“In a year we lose many animals to leopards. They come at night and snatch them away,” says shepherd Gaur Singh Thakur. Even the native Bhutia dog, Sheroo, cannot keep them away, he adds.
He is speaking to us high up on a mountain in the Gangotri range of the Himalayas. The animals he herds belong to seven families who live in and around Saura village of Uttarkashi district. Gaur Singh belongs to the same village that lies 2,000 metres below. He is under contract to look after the animals for up to nine months a year. Rain or snow, he must be out and about, herding, gathering and counting the animals.
“There are roughly 400 sheep and 100 goats here,” says the other shepherd, Hardev Singh Thakur, 48, looking at the herd scattered on the mountain. “There could be more,” he adds, a little uncertain of the exact number. Hardev has been doing this work for the last 15 years. “Some shepherds and helpers come for two weeks and go back, some like me stay on,” he explains.

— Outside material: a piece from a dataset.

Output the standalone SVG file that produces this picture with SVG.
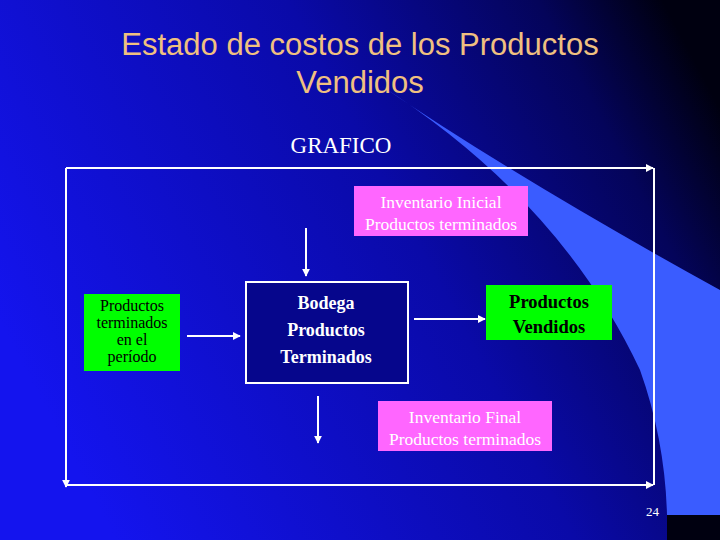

It’s October, and a bitterly cold wind is whipping the grass up here on ‘Chuli top’, a meadow on the Gangotri range of the Garhwal Himalayas in Uttarakhand. The men have a blanket wrapped around as they move amongst the jostling animals. This is a good meadow, the shepherds say, the thin stream originating in a snow bank higher up is an assured source of water for the animals. It snakes through stony crevices as it descends, emptying more than 2,000 metres below into the rushing Bhilangana river, a tributary of Bhagirathi.